El joven observó cómo el grupo festejó la salida de Rulo, y la sala se llenó de risas. “Morir de eso”, exclamaban como teros en cercanía de extraños, aunque aquí no había alertas sino carcajadas, viejos muertos de risa.
Se abrió la puerta e ingresó un hombre canoso, no muy alto, con un yogur en un vaso plástico con cereales y una manzana en la otra. Volvía del quiosco que, haciendo esquina opuesta, había armado más de cincuenta años atrás Don Vaquer, un ex empleado público de Contaduría de la provincia, en la esquina de Moreno y San Martín.

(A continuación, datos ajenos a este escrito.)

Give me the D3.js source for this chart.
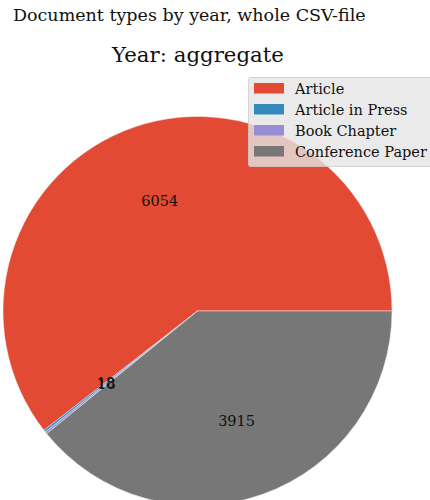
<html>
<head>
<style>
  body { margin: 0; background: #fff; }
  svg text { font-family: "DejaVu Serif", serif; fill: #111; }
</style>
</head>
<body>
<svg class="chart" width="430" height="500"></svg>
<script src="https://d3js.org/d3.v7.min.js"></script>
<script>
// document counts, whole csv
var categories = ["Article", "Article in Press", "Book Chapter", "Conference Paper"];
var counts = [6054, 18, 18, 3915];
var colours = ["#E24A33", "#348ABD", "#988ED5", "#777777"];

var cx = 197.5, cy = 311, radius = 194.5;

var svg = d3.select(".chart");

svg.append("text")
    .attr("x", 13).attr("y", 21)
    .style("font-size", "17.5px")
    .text("Document types by year, whole CSV-file");

svg.append("text")
    .attr("x", 198).attr("y", 62)
    .attr("text-anchor", "middle")
    .style("font-size", "21.3px")
    .text("Year: aggregate");

var colour = d3.scaleOrdinal().domain(categories).range(colours);

// matplotlib style: start at 3 o'clock, go counter-clockwise
var pie = d3.pie()
    .sort(null)
    .startAngle(Math.PI / 2)
    .endAngle(Math.PI / 2 - 2 * Math.PI);

var arcs = pie(counts);
var arc = d3.arc().innerRadius(0).outerRadius(radius);
var labelArc = d3.arc().innerRadius(radius * 0.6).outerRadius(radius * 0.6);

var g = svg.append("g").attr("transform", "translate(" + cx + "," + cy + ")");

g.selectAll("path")
    .data(arcs)
    .enter()
    .append("path")
    .attr("d", arc)
    .style("fill", function(d, i) { return colour(categories[i]); })
    .style("stroke", "#eeeeee")
    .style("stroke-width", 0.5);

g.selectAll("text.lbl")
    .data(arcs)
    .enter()
    .append("text")
    .attr("class", "lbl")
    .attr("transform", function(d) { return "translate(" + labelArc.centroid(d) + ")"; })
    .attr("text-anchor", "middle")
    .attr("dy", "0.35em")
    .style("font-size", "14.5px")
    .text(function(d) { return d.data; });

// legend
var legend = svg.append("g").attr("transform", "translate(248.5,77.5)");
legend.append("rect")
    .attr("width", 190).attr("height", 89)
    .attr("rx", 2)
    .style("fill", "#e5e5e5")
    .style("fill-opacity", 0.8)
    .style("stroke", "#cccccc")
    .style("stroke-width", 0.8);

var items = legend.selectAll("g.item")
    .data(categories)
    .enter()
    .append("g")
    .attr("class", "item")
    .attr("transform", function(d, i) { return "translate(0," + (5.5 + i * 21) + ")"; });

items.append("rect")
    .attr("x", 5.5).attr("width", 30).attr("height", 10.5)
    .style("fill", function(d) { return colour(d); });

items.append("text")
    .attr("x", 46.5).attr("y", 10.5)
    .style("font-size", "14.5px")
    .text(function(d) { return d; });
</script>
</body>
</html>
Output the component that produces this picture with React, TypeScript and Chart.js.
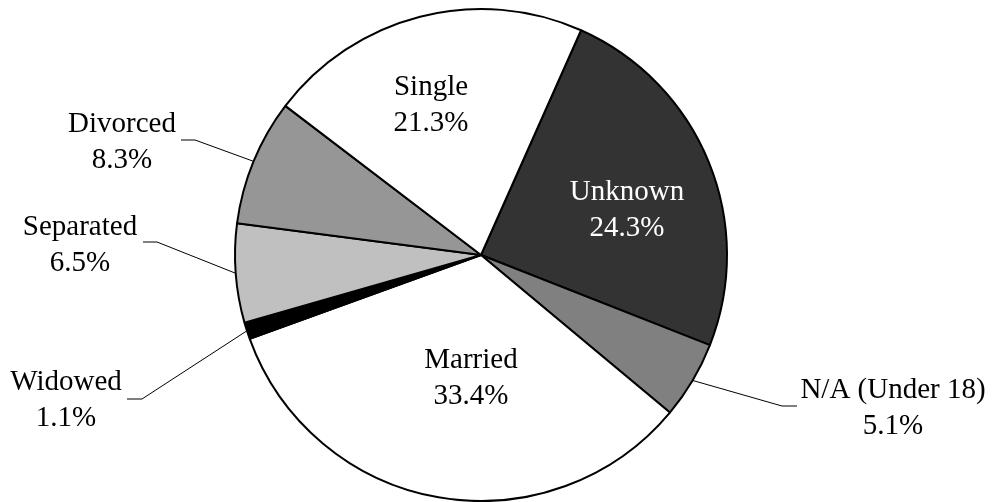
import React, { useEffect, useRef } from "react";
import { Chart, registerables } from "chart.js";

Chart.register(...registerables);

const categories = ["Unknown", "N/A (Under 18)", "Married", "Widowed", "Separated", "Divorced", "Single"];
const values = [24.3, 5.1, 33.4, 1.1, 6.5, 8.3, 21.3];
const valueLabels = ["24.3%", "5.1%", "33.4%", "1.1%", "6.5%", "8.3%", "21.3%"];
const colors = ["#333333", "#808080", "#ffffff", "#000000", "#c0c0c0", "#969696", "#ffffff"];

// label layout: offsets from pie center (dx,dy of text center-x / first baseline), optional leader elbow
type LabelLayout = { dx: number; dy: number; color: string; elbow?: [number, number, number] };
const labelLayout: LabelLayout[] = [
  { dx: 146, dy: -55, color: "#ffffff" },
  { dx: 412, dy: 143, color: "#000000", elbow: [301, 316, 151] },
  { dx: -10, dy: 113, color: "#000000" },
  { dx: -415, dy: 135, color: "#000000", elbow: [-339, -354, 144] },
  { dx: -401, dy: -20, color: "#000000", elbow: [-324, -338, -13] },
  { dx: -359, dy: -123, color: "#000000", elbow: [-286, -300, -115] },
  { dx: -50, dy: -160, color: "#000000" },
];

const FONT = "29px 'Liberation Serif', 'Times New Roman', serif";
const LINE = 36;

const labelPlugin = {
  id: "pieLabels",
  afterDatasetsDraw(chart: any) {
    const ctx = chart.ctx;
    const meta = chart.getDatasetMeta(0);
    ctx.save();
    ctx.font = FONT;
    ctx.textAlign = "center";
    ctx.textBaseline = "alphabetic";
    meta.data.forEach((arc: any, i: number) => {
      const { x, y, startAngle, endAngle, outerRadius } = arc.getProps(["x", "y", "startAngle", "endAngle", "outerRadius"], true);
      const L = labelLayout[i];
      const tx = x + L.dx;
      const ty = y + L.dy;
      if (L.elbow) {
        const mid = (startAngle + endAngle) / 2;
        const ax = x + Math.cos(mid) * outerRadius;
        const ay = y + Math.sin(mid) * outerRadius;
        const [ex1, ex2, ey] = L.elbow;
        ctx.beginPath();
        ctx.strokeStyle = "#000000";
        ctx.lineWidth = 1;
        ctx.moveTo(ax, ay);
        ctx.lineTo(x + ex1, y + ey);
        ctx.lineTo(x + ex2, y + ey);
        ctx.stroke();
      }
      ctx.fillStyle = L.color;
      ctx.fillText(categories[i], tx, ty);
      ctx.fillText(valueLabels[i], tx, ty + LINE);
    });
    ctx.restore();
  },
};

export default function App() {
  const ref = useRef<HTMLCanvasElement | null>(null);
  useEffect(() => {
    if (!ref.current) return;
    const chart = new Chart(ref.current, {
      type: "pie",
      data: {
        labels: categories,
        datasets: [
          {
            data: values,
            backgroundColor: colors,
            borderColor: "#000000",
            borderWidth: 2,
            hoverOffset: 0,
          },
        ],
      },
      options: {
        responsive: false,
        animation: false,
        rotation: 24,
        radius: 246,
        layout: { padding: { left: 0, right: 30, top: 8, bottom: 0 } },
        plugins: {
          legend: { display: false },
          tooltip: { enabled: false },
        },
        events: [],
      } as any,
      plugins: [labelPlugin],
    });
    return () => chart.destroy();
  }, []);
  return (
    <div style={{ position: "fixed", left: 0, top: 0, width: 992, height: 502, background: "#ffffff" }}>
      <canvas ref={ref} width={992} height={502} style={{ width: 992, height: 502 }} />
    </div>
  );
}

– “¿Viene de lo de Fontich, doctor?”, preguntó Luis, que supo tener una carnicería en el barrio Río Atuel, pero siempre estuvo muy informado de lo que sucedía en la ciudad.
Al escuchar “doctor”, el joven se incorporó y al buscarlo a su espalda se encontró con un hombre no muy alto, canoso, de ojos claros, barba y bigote.
– “El almacén de Fontich estaba en la otra cuadra, pasando Garibaldi. Creo”, dijo Orlando.
– “No. Estaba en la esquina de Moreno y San Martín, o por San Martín, pero hacia Garibaldi. En Garibaldi y San Martín estaba el negocio de dos hermanas que eran idénticas y petisitas. Era un negocio de alta moda, como el de la señora de Montes de Oca, al lado del Correo. Mi mujer quería ir siempre ahí”, retrucó Luis.
– “O a Porotyna”, en calle Yrigoyen, casi pegada a Casa Piola, frente al Partido Justicialista, aportó Julia.
– “Acá, donde estamos ahora, creo que hace años era la casa del abuelo de Pablito Tueros. Al lado, hacia Gómez Rouco, también había una boutique”, añadió con dejos de femme fatal.
– “Me gusta ver que tienen esta mañana. ¿Pero qué pasa acá?”, les dijo el profesional recién ingresado.
– “Nada, Alberto, que este chico se quiere morir porque tiene el pitito corrugado”, disparó Julia.
– “¿Vos cómo diste por acá?”, preguntó Alberto al muchacho.
– “Mi psicólogo me dijo que viniera al grupo que él coordina. Que como se iba a retrasar un poco, hablara, mientras tanto, con la gente que ya hubiera llegado. ¿Por qué?”
– “Vení, vamos a tomar… vos un café ¿o preferís un yogur con cereales como yo?”, le dijo Alberto, abrazándolo.
– “Alberto, dejá que el pibe vuelva mañana”, dijo Luis. Y el grupo repitió la rutina de los teros, con bromas y carcajadas que saltaban por toda la habitación, inundados de mortalidad, abrazados a la muerte, muriéndose de risa. Muriendo antes de que llegue el momento, para no tenerle miedo. Y volver en otra vida, a llorar, a reír, a vivir.
– “¿Volvés mañana, entonces, como dicen tus amigos?”, preguntó Alberto. “Tomá, llevame la manzana”, le dijo. Y le dio, amablemente, dos coscorrones con la mano libre.
– “Bueno”, respondió el pibe sonriente. “Pero mire que soy horrible leyendo”, añadió mientras leía en el delantal del médico, su nombre bordado, y la especialidad de Alberto: oncoloco.
Afuera, en el árbol de la vereda, quién lo diría, un par enorme de pichones corpulentos, de plumaje marrón, patas y picos amarillos, jugaba bruscamente. El joven se rascó la cabeza, mordisqueó la manzana que nos hizo mortales, ni se acordó que hay quienes aseguran que por eso nos expulsaron del Edén, y suspiró aliviado.
Inspirado en la película Dios se lo pague, dirigida en 1.947 por Luis César Amadori, con Zully Moreno y Arturo de Córdova en los papeles protagónicos. Era una adaptación de la obra teatral homónima, de Joracy Camargo.